Scenic drives abound throughout the U.S., and I’ve traveled many of them — through the Great Smoky Mountains and up the California coast among them. But my hands-down favorite is the Florida Keys’ Overseas Highway.

The amazing Overseas Highway stretches over 42 bridges and offers breathtaking vistas of open water. (Photo by Andy Newman, Florida Keys News Bureau)

With its 42 bridges connecting key to key, the highway offers breathtaking views of both the Atlantic and the Gulf of Mexico. It’s hard to keep my eyes on the road with beautiful blue water stretching to the horizon on both sides.

Though I’m an active senior, I like to take it easy on longer drives. And the Overseas Highway provides plenty of chances to meander and explore. From Key Largo and its colorful building painted by marine life artist Wyland, to the end of the road in Key West, you’ll find things to see all along the road.

Husband Joe and I made several trips to the Keys before becoming full-time residents, so we visited many different attractions, eateries, and places we wanted to check out.

For example, I’ve enjoyed many meals at Gus’ Grille at the Marriott in Key Largo. Sitting on the second floor overlooking the water, sampling fresh seafood, is a real treat. But then, I could eat my way down the Keys!

The African Queen is the original vessel from director John Huston's classic film by the same name. (Photo by Andy Newman, Florida Keys News Bureau)

Speaking of Key Largo, I well recall watching the 1950s film, “The African Queen,” with Humphrey Bogart and Katharine Hepburn. The boat that “starred” in the film is home-ported at the Holiday Inn in Key Largo. As well as seeing her, now that she has undergone extensive renovations you can take a 90-minute cruise on her.

Heading on down the Keys, one of our regular stops was the Rain Barrel in Islamorada. This artisans’ village features sculpture, jewelry, paintings on coral, stained glass and more — much of it by local artists. A stroll through the Rain Barrel always showed us something new and made us marvel at the talents of others (since ours certainly didn’t lie in the art world!).

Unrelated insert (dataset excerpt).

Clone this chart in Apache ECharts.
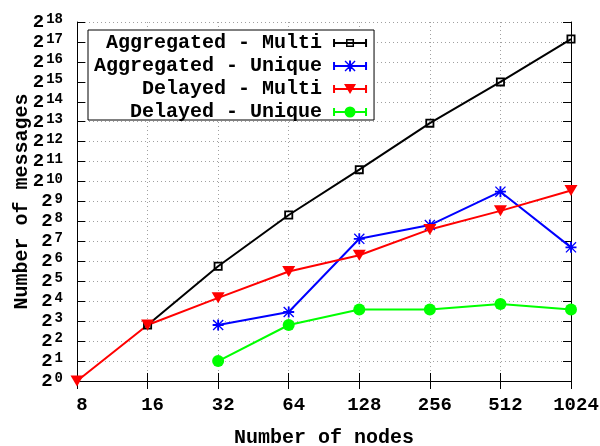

I also love browsing through the fishing and sports gear, clothes and accessories at Islamorada’s World Wide Sportsman. Here’s another place that offers a perfect view of the Gulf — and the shoreside restaurant is a great place to watch the water and savor casual Keys dishes.

Mandy Rodriguez, the guiding spirit behind Dolphin Research Center, enjoys a swim with a couple of good buddies. (Photo courtesy of DRC)

Interested in joining dolphins in the water? Your drive down the Keys will take you past Grassy Key’s Dolphin Research Center at Mile Marker 59 — and you can plan ahead and book time for a swim with these wonderful creatures of the sea. Even if you can’t swim with them, stop at the center for a tour and learn fascinating information about dolphins, sea lions and other marine creatures.

Incidentally, while you’re in the Grassy Key and Marathon area, consider a stop at Marathon’s Keys Fisheries for a world-class Gulf view and Keys seafood.

Leaving Marathon, you’ll travel across the Seven Mile Bridge — by far the longest of the Keys’ 42 bridges, offering panoramic views of endless blue water and tiny uninhabited islands. The bridge is closed for half a day each year so 1,500 runners can compete in the famed Seven Mile Bridge Run.

In the Lower Keys, take a detour out Key Deer Boulevard on Big Pine Key to the Key Deer Refuge. There, if you’re lucky, you’ll glimpse tiny Key deer indigenous to the area, roaming the refuge that provides a safe environment for them.

A Key deer doe licks her chops after grazing on a plant. (Photo by Andy Newman, Florida Keys News Bureau)

Once past Big Pine Key, begin looking up (passengers only, please!). On a clear day you’ll spot a large white blimp, locally known as “Fat Albert.” Albert is tethered to a base on Cudjoe Key and is part of the NORAD surveillance system. Every time we drove down the Keys, if Fat Albert was up there, we knew all was well with the world.

Further along, on Lower Sugarloaf Key at Mile Market 17, is the site of the Bat Tower. This peculiar structure was built in 1929 by Lower Keys landowner Richter Clyde Perky, who thought he could house bats there to eat marauding mosquitoes. His plan was a failure, but his tower still attracts curious visitors.

Now you’re almost at the end of the road — literally. The Overseas Highway goes through Key West until it reaches Mile Marker 0, in front of the courthouse. And hasn’t it been a beautiful drive?